Key Provisions of the Affordable Care Act (ACA)

In addition to expanding access to healthcare through Medicaid expansion, the ACA has also made health insurance more affordable for millions of Americans through its premium tax credits and cost-sharing reductions. Other consumer protections, including elimination of lifetime limits and guaranteed issue/renewability, have helped to make the health care system fairer for all. The ACA has also helped to curb health care costs through initiatives like value-based payment models, transparency, and fraud prevention.

Despite ongoing political and legal debates, the ACA has continued to be a popular source of public support. A 2024 KFF poll found that a majority of Americans consider the ACA’s key provisions to be “very important,” and most want to see the next president and Congress maintain or even expand these benefits.

The Affordable Care Act (ACA) requires most employers to offer health insurance coverage to their full-time employees. The ACA also sets a standard for “affordable” coverage, which is defined as a plan that costs no more than a set percentage of household income. The ACA also establishes state-based American Health Benefit Exchanges through which individuals can purchase coverage and receive financial help to pay their premiums and cost-sharing, and creates separate exchange markets for small businesses. It also requires that employers who do not offer affordable coverage pay penalties, with exceptions for small businesses.

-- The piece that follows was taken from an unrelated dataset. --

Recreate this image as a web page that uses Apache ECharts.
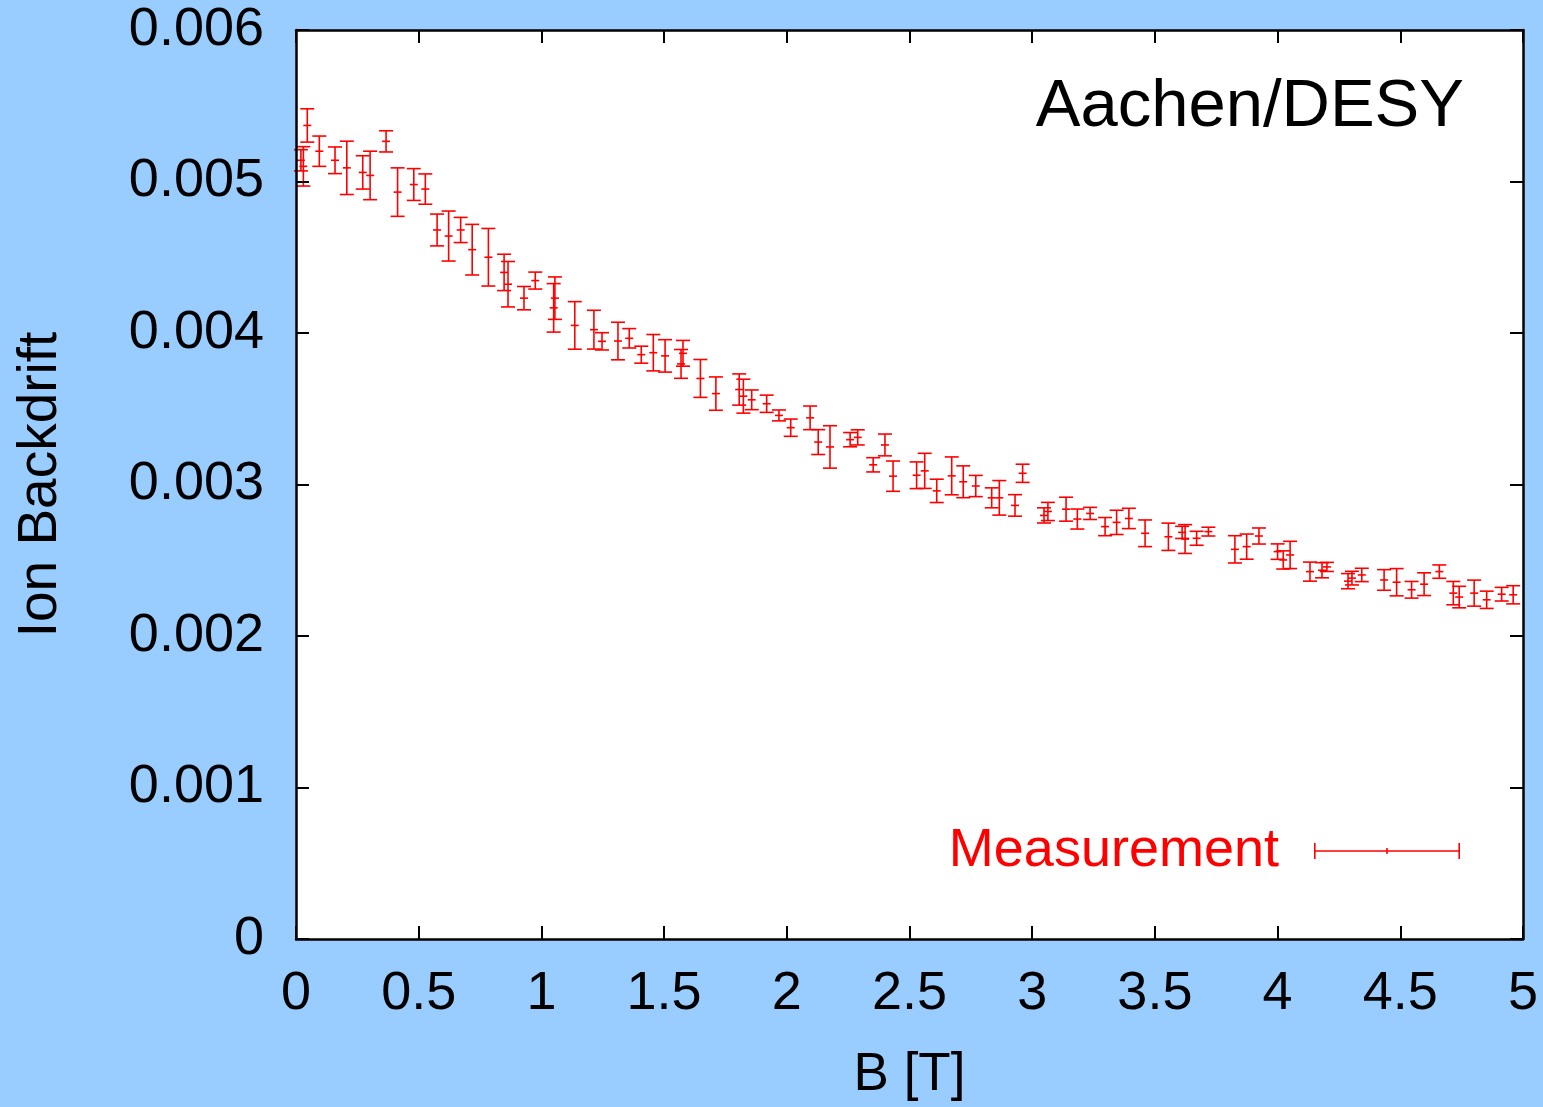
<!DOCTYPE html>
<html>
<head>
<meta charset="utf-8">
<script src="https://cdn.jsdelivr.net/npm/echarts@6/dist/echarts.min.js"></script>
<style>
  html, body { margin: 0; padding: 0; background: #99ccff; }
</style>
</head>
<body>
<div id="ibfChart" style="width: 1543px;height:1107px;"></div>
<script>
// magnetic field B [T]
const bField = [
  0.02, 0.03, 0.046, 0.095, 0.159, 0.207, 0.272, 0.302, 0.367, 0.414,
  0.48, 0.527, 0.575, 0.622, 0.671, 0.718, 0.784, 0.848, 0.864, 0.929,
  0.975, 1.055, 1.05, 1.136, 1.214, 1.247, 1.312, 1.358, 1.407, 1.456,
  1.504, 1.569, 1.577, 1.648, 1.711, 1.806, 1.823, 1.857, 1.918, 1.968,
  2.016, 2.095, 2.128, 2.176, 2.258, 2.289, 2.352, 2.4, 2.433, 2.529,
  2.562, 2.611, 2.672, 2.719, 2.77, 2.835, 2.866, 2.93, 2.961, 3.048,
  3.064, 3.138, 3.184, 3.236, 3.297, 3.344, 3.394, 3.46, 3.555, 3.611,
  3.623, 3.67, 3.718, 3.826, 3.874, 3.924, 4.0, 4.023, 4.051, 4.132,
  4.181, 4.201, 4.287, 4.303, 4.343, 4.434, 4.485, 4.546, 4.597, 4.659,
  4.716, 4.74, 4.801, 4.852, 4.913, 4.96
];
// ion backdrift
const backdrift = [
  0.00514, 0.0051, 0.00537, 0.0052, 0.00514, 0.00509, 0.00506, 0.00504, 0.005265, 0.00493,
  0.00498, 0.00495, 0.00468, 0.00464, 0.00468, 0.00455, 0.0045, 0.0044, 0.004322, 0.00423,
  0.004346, 0.00423, 0.004166, 0.00405, 0.004022, 0.003945, 0.003947, 0.003965, 0.003857, 0.00387,
  0.003849, 0.003796, 0.003866, 0.0037, 0.0036, 0.003627, 0.003583, 0.003559, 0.003533, 0.003456,
  0.003375, 0.00344, 0.00328, 0.003248, 0.003296, 0.003311, 0.00313, 0.003261, 0.003055, 0.003061,
  0.00309, 0.002958, 0.003057, 0.003018, 0.00299, 0.002912, 0.002912, 0.002862, 0.003074, 0.002796,
  0.002822, 0.002837, 0.002772, 0.002809, 0.002722, 0.00275, 0.002776, 0.002678, 0.002655, 0.002684,
  0.00264, 0.002645, 0.002689, 0.002572, 0.00259, 0.00266, 0.002557, 0.002502, 0.002535, 0.002425,
  0.002434, 0.002456, 0.002362, 0.002382, 0.002403, 0.00237, 0.002355, 0.002305, 0.002342, 0.002425,
  0.002283, 0.002257, 0.002283, 0.002239, 0.002276, 0.002272
];
// symmetric errors
const bdErr = [
  0.00007, 0.00013, 0.00011, 0.0001, 0.000088, 0.000176, 0.00011, 0.00016, 0.00007, 0.00016,
  0.000105, 0.0001, 0.000105, 0.000165, 0.000083, 0.000167, 0.00019, 0.00012, 0.00015, 0.000077,
  0.000056, 0.00014, 0.00016, 0.000157, 0.000128, 0.000057, 0.000124, 0.000064, 0.000056, 0.00012,
  0.000107, 0.000095, 0.000085, 0.000125, 0.00011, 0.000103, 0.000112, 0.000065, 0.000057, 0.000036,
  0.000057, 0.000078, 0.000082, 0.00014, 0.000047, 0.00005, 0.000047, 0.000072, 0.0001, 0.000088,
  0.000116, 0.000077, 0.000125, 0.000105, 0.00007, 0.000066, 0.000114, 0.000071, 0.00006, 0.00005,
  0.00006, 0.000079, 0.000066, 0.00004, 0.00006, 0.00008, 0.000067, 0.000088, 0.00009, 0.00004,
  0.000095, 0.000046, 0.000029, 0.00009, 0.000083, 0.000053, 0.000051, 0.00006, 0.00009, 0.000063,
  0.00005, 0.00003, 0.00005, 0.000045, 0.000044, 0.000068, 0.00009, 0.000055, 0.000075, 0.000044,
  0.000077, 0.000071, 0.000086, 0.000057, 0.000045, 0.00006
];

const font = "'Liberation Sans', Arial, sans-serif";
const red = '#ff0000';

function renderErrorBar(params, api) {
  const x = api.value(0);
  const y = api.value(1);
  const e = api.value(2);
  const lo = api.coord([x, y - e]);
  const hi = api.coord([x, y + e]);
  const c = api.coord([x, y]);
  const cap = 7;
  const mark = 4;
  const style = { stroke: red, lineWidth: 1.6 };
  return {
    type: 'group',
    children: [
      { type: 'line', shape: { x1: lo[0], y1: lo[1], x2: hi[0], y2: hi[1] }, style },
      { type: 'line', shape: { x1: lo[0] - cap, y1: lo[1], x2: lo[0] + cap, y2: lo[1] }, style },
      { type: 'line', shape: { x1: hi[0] - cap, y1: hi[1], x2: hi[0] + cap, y2: hi[1] }, style },
      { type: 'line', shape: { x1: c[0] - mark, y1: c[1], x2: c[0] + mark, y2: c[1] }, style },
    ],
  };
}

// frame + inward ticks on all four sides
function frameAxis(extra) {
  return Object.assign({
    type: 'value',
    z: 10,
    axisLine: { show: true, onZero: false, lineStyle: { color: '#000', width: 2.5 } },
    axisTick: { show: true, inside: true, length: 13, lineStyle: { color: '#000', width: 2 } },
    splitLine: { show: false },
  }, extra);
}

const option = {
  backgroundColor: '#99ccff',
  animation: false,
  textStyle: { fontFamily: font },
  title: {
    text: 'Aachen/DESY',
    right: 79,
    top: 74,
    padding: 0,
    textStyle: { fontFamily: font, fontSize: 67, fontWeight: 'normal', color: '#000' },
  },
  legend: {
    data: [{
      name: 'Measurement',
      icon: 'path://M0,0h1.6v16h-1.6z M0,7.2h146v1.6h-146z M144.4,0h1.6v16h-1.6z M72.2,5h1.6v6h-1.6z',
    }],
    right: 83,
    top: 824,
    align: 'right',
    itemWidth: 146,
    itemHeight: 16,
    selectedMode: false,
    padding: 0,
    textStyle: { fontFamily: font, fontSize: 54, color: red, padding: [0, 30, 0, 0] },
  },
  grid: {
    left: 296,
    right: 20,
    top: 30,
    bottom: 165,
    show: true,
    backgroundColor: '#fff',
    borderWidth: 0,
  },
  xAxis: [
    frameAxis({
      position: 'bottom',
      min: 0,
      max: 5,
      interval: 0.5,
      name: 'B [T]',
      nameLocation: 'middle',
      nameGap: 110,
      nameTextStyle: { fontFamily: font, fontSize: 53, color: '#000' },
      axisLabel: { fontFamily: font, fontSize: 54, color: '#000', margin: 28 },
    }),
    frameAxis({
      position: 'top',
      min: 0,
      max: 5,
      interval: 0.5,
      axisLabel: { show: false },
    }),
  ],
  yAxis: [
    frameAxis({
      position: 'left',
      min: 0,
      max: 0.006,
      interval: 0.001,
      name: 'Ion Backdrift',
      nameLocation: 'middle',
      nameGap: 228,
      nameTextStyle: { fontFamily: font, fontSize: 55, color: '#000' },
      axisLabel: {
        fontFamily: font, fontSize: 54, color: '#000', margin: 32,
        formatter: v => (v === 0 ? '0' : v.toFixed(3)),
      },
    }),
    frameAxis({
      position: 'right',
      min: 0,
      max: 0.006,
      interval: 0.001,
      axisLabel: { show: false },
    }),
  ],
  series: [
    {
      name: 'Measurement',
      type: 'custom',
      renderItem: renderErrorBar,
      itemStyle: { color: red },
      encode: { x: 0, y: 1 },
      data: bField.map((b, i) => [b, backdrift[i], bdErr[i]]),
      z: 3,
    },
  ],
};

const myChart = echarts.init(document.getElementById('ibfChart'));
myChart.setOption(option);
</script>
</body>
</html>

One of the most significant aspects of the ACA was its expansion of the Medicaid program, to allow states to extend eligibility to people with incomes up to 138% of the federal poverty level ($15,060 for an individual in 2024). The ACA also prohibits insurers from denying coverage or charging exorbitant rates for pre-existing conditions and allows young adults to stay on their parents’ plans until age 26. It also provides an annual open enrollment period for people to enroll in or change their insurance plans and a special enrollment period for qualifying life events such as marriage, birth, loss of employment, etc.

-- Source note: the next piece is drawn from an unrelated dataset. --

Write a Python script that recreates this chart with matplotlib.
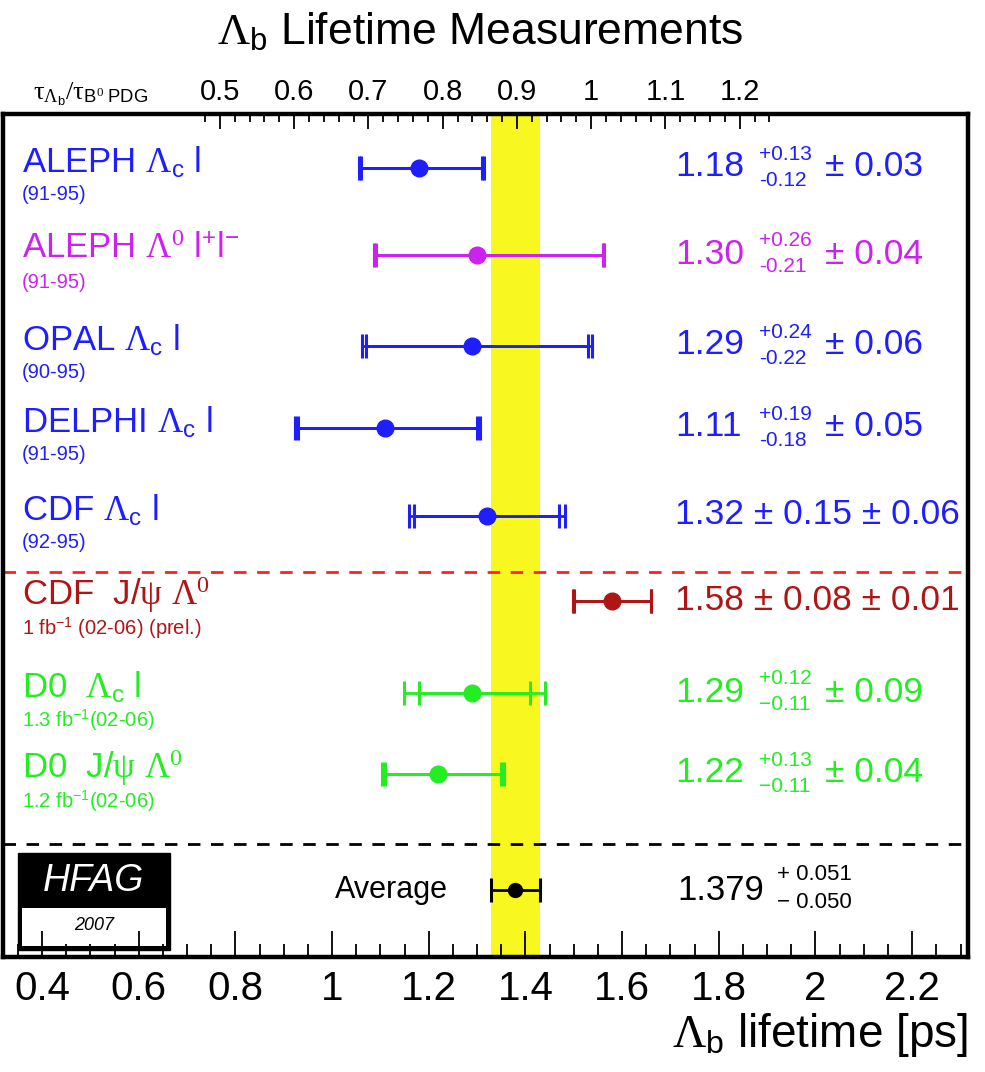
import numpy as np
import matplotlib
matplotlib.use('Agg')
import matplotlib.pyplot as plt
from matplotlib.patches import Rectangle
import matplotlib.transforms as mtransforms

plt.rcParams['font.family'] = ['Liberation Sans', 'DejaVu Sans']
plt.rcParams['mathtext.fontset'] = 'custom'
plt.rcParams['mathtext.rm'] = 'Liberation Serif'
plt.rcParams['mathtext.it'] = 'Liberation Serif:italic'
plt.rcParams['mathtext.sf'] = 'Liberation Sans'
plt.rcParams['axes.unicode_minus'] = True

# measurements
labels = [r'ALEPH $\Lambda_{\mathsf{c}}$ l',
          r'ALEPH $\Lambda^{0}$ l$^{\mathsf{+}}$l$^{\mathsf{-}}$',
          r'OPAL $\Lambda_{\mathsf{c}}$ l',
          r'DELPHI $\Lambda_{\mathsf{c}}$ l',
          r'CDF $\Lambda_{\mathsf{c}}$ l',
          r'CDF  J/$\mathrm{\psi}$ $\Lambda^{0}$',
          r'D0  $\Lambda_{\mathsf{c}}$ l',
          r'D0  J/$\mathrm{\psi}$ $\Lambda^{0}$']
sublabels = ['(91-95)', '(91-95)', '(90-95)', '(91-95)', '(92-95)',
             r'1 fb$^{\mathsf{-1}}$ (02-06) (prel.)',
             r'1.3 fb$^{\mathsf{-1}}$(02-06)',
             r'1.2 fb$^{\mathsf{-1}}$(02-06)']
values = [1.18, 1.30, 1.29, 1.11, 1.32, 1.58, 1.29, 1.22]
stat_hi = [0.13, 0.26, 0.24, 0.19, 0.15, 0.08, 0.12, 0.13]
stat_lo = [0.12, 0.21, 0.22, 0.18, 0.15, 0.08, 0.11, 0.11]
syst = [0.03, 0.04, 0.06, 0.05, 0.06, 0.01, 0.09, 0.04]
sym_err = [False, False, False, False, True, True, False, False]
colors = ['#1e1eff', '#cc22ee', '#1e1eff', '#1e1eff', '#1e1eff',
          '#b01515', '#22ee22', '#22ee22']

avg_val = 1.379
avg_hi = 0.051
avg_lo = 0.050
tau_b0 = 1.536  # B0 lifetime used for the top scale

# layout (vertical positions, in figure pixel rows)
ypos = [168, 255, 346, 428, 516, 601, 693, 774]
avg_y = 890
red_line_y = 572
black_line_y = 844

fig = plt.figure(figsize=(9.85, 10.72), dpi=100)
ax = fig.add_axes([3 / 985, 1 - 957 / 1072, 965 / 985, (957 - 114) / 1072])
ax.set_xlim(0.3193, 2.3155)
ax.set_ylim(957, 114)

# average band
ax.axvspan(avg_val - avg_lo, avg_val + avg_hi, color='#f8f820', zorder=0, lw=0)

for v, y, sh, sl, sy, c in zip(values, ypos, stat_hi, stat_lo, syst, colors):
    th = np.hypot(sh, sy)
    tl = np.hypot(sl, sy)
    ax.errorbar(v, y, xerr=[[tl], [th]], fmt='none', ecolor=c, elinewidth=2,
                capsize=8.5, capthick=2.2, zorder=3)
    ax.errorbar(v, y, xerr=[[sl], [sh]], fmt='o', color=c, ms=12, elinewidth=2,
                capsize=8.5, capthick=2.2, zorder=4)

ax.errorbar(avg_val, avg_y, xerr=[[avg_lo], [avg_hi]], fmt='o', color='black',
            ms=10, elinewidth=2, capsize=8.5, capthick=2.2, zorder=4)

ax.axhline(red_line_y, color='#ff2020', lw=2, ls=(0, (4.5, 3.8)), zorder=2)
ax.axhline(black_line_y, color='black', lw=2, ls=(0, (4.5, 3.8)), zorder=2)

# text columns
def px(x):
    return (x - 3) / 965

tr = mtransforms.blended_transform_factory(ax.transAxes, ax.transData)
for i, y in enumerate(ypos):
    c = colors[i]
    ax.text(px(22), y - 6, labels[i], color=c, fontsize=25, va='center', ha='left', transform=tr)
    ax.text(px(22), y + 27, sublabels[i], color=c, fontsize=14.5, va='center', ha='left', transform=tr)
    if sym_err[i]:
        ax.text(px(675), y - 1, '%.2f ± %.2f ± %.2f' % (values[i], stat_hi[i], syst[i]),
                color=c, fontsize=25.5, va='center', ha='left', transform=tr)
    else:
        minus = '−' if i >= 6 else '-'
        ax.text(px(675), y - 1, '%.2f' % values[i], color=c, fontsize=25.5,
                va='center', ha='left', transform=tr)
        ax.text(px(759), y - 14, '+%.2f' % stat_hi[i], color=c, fontsize=15,
                va='center', ha='left', transform=tr)
        ax.text(px(759), y + 12, minus + '%.2f' % stat_lo[i], color=c, fontsize=15,
                va='center', ha='left', transform=tr)
        ax.text(px(825), y - 1, '± %.2f' % syst[i], color=c, fontsize=25.5,
                va='center', ha='left', transform=tr)

ax.text(px(448), avg_y, 'Average', fontsize=22, va='center', ha='right', transform=tr)
ax.text(px(677), avg_y, '%.3f' % avg_val, fontsize=25, va='center', ha='left', transform=tr)
ax.text(px(777), avg_y - 15, '+ %.3f' % avg_hi, fontsize=16, va='center', ha='left', transform=tr)
ax.text(px(777), avg_y + 13, '− %.3f' % avg_lo, fontsize=16, va='center', ha='left', transform=tr)

# HFAG logo
ax.add_patch(Rectangle((px(18), 1 - (950 - 114) / 843), px(170) - px(18), (950 - 853) / 843,
                       transform=ax.transAxes, facecolor='black', edgecolor='black', zorder=1))
ax.add_patch(Rectangle((px(22), 1 - (946 - 114) / 843), px(166) - px(22), (946 - 908) / 843,
                       transform=ax.transAxes, facecolor='white', edgecolor='none', zorder=1))
ax.text(px(94), 1 - (881 - 114) / 843, 'HFAG', color='white', fontsize=27, style='italic',
        ha='center', va='center', transform=ax.transAxes)
ax.text(px(94), 1 - (926 - 114) / 843, '2007', color='black', fontsize=13, style='italic',
        ha='center', va='center', transform=ax.transAxes)

# axes style
for s in ax.spines.values():
    s.set_linewidth(3.2)
ax.set_yticks([])
ax.set_xticks(np.arange(0.4, 2.31, 0.2))
ax.set_xticklabels(['0.4', '0.6', '0.8', '1', '1.2', '1.4', '1.6', '1.8', '2', '2.2'])
ax.set_xticks(np.arange(0.35, 2.31, 0.05), minor=True)
ax.tick_params(axis='x', which='major', direction='in', length=19, width=1.3,
               labelsize=29, pad=9, top=False)
ax.tick_params(axis='x', which='minor', direction='in', length=9.5, width=1.3, top=False)

sec = ax.secondary_xaxis('top', functions=(lambda x: x / tau_b0, lambda r: r * tau_b0))
sec.set_xticks(np.arange(0.5, 1.21, 0.1))
sec.set_xticklabels(['0.5', '0.6', '0.7', '0.8', '0.9', '1', '1.1', '1.2'])
sec.set_xticks(np.arange(0.48, 1.25, 0.02), minor=True)
sec.tick_params(axis='x', which='major', direction='in', length=11, width=1.3,
                labelsize=21, pad=6)
sec.tick_params(axis='x', which='minor', direction='in', length=6, width=1.3)
sec.spines['top'].set_visible(False)

fig.text(480 / 985, 1 - 32 / 1072, r'$\Lambda_{\mathsf{b}}$ Lifetime Measurements',
         fontsize=32, ha='center', va='center')
fig.text(33 / 985, 1 - 94 / 1072,
         r'$\mathrm{\tau}_{\Lambda_{\mathsf{b}}}/\mathrm{\tau}_{\mathsf{B}^{0}\ \mathsf{PDG}}$',
         fontsize=19, ha='left', va='center')
fig.text(968 / 985, 1 - 1035 / 1072, r'$\Lambda_{\mathsf{b}}$ lifetime [ps]',
         fontsize=33, ha='right', va='center')

fig.savefig('out.png', dpi=100)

In order to remain financially neutral, the ACA is funded through a variety of taxes and fees on individuals, families, employers, insurers, and some medical device manufacturers. Some of these taxes have since been repealed or reduced, and others—including the individual mandate penalty and the so-called Cadillac Tax—are currently on hold. The ACA also includes a standardized process for appeals when an insurer makes a decision that a consumer finds unfair.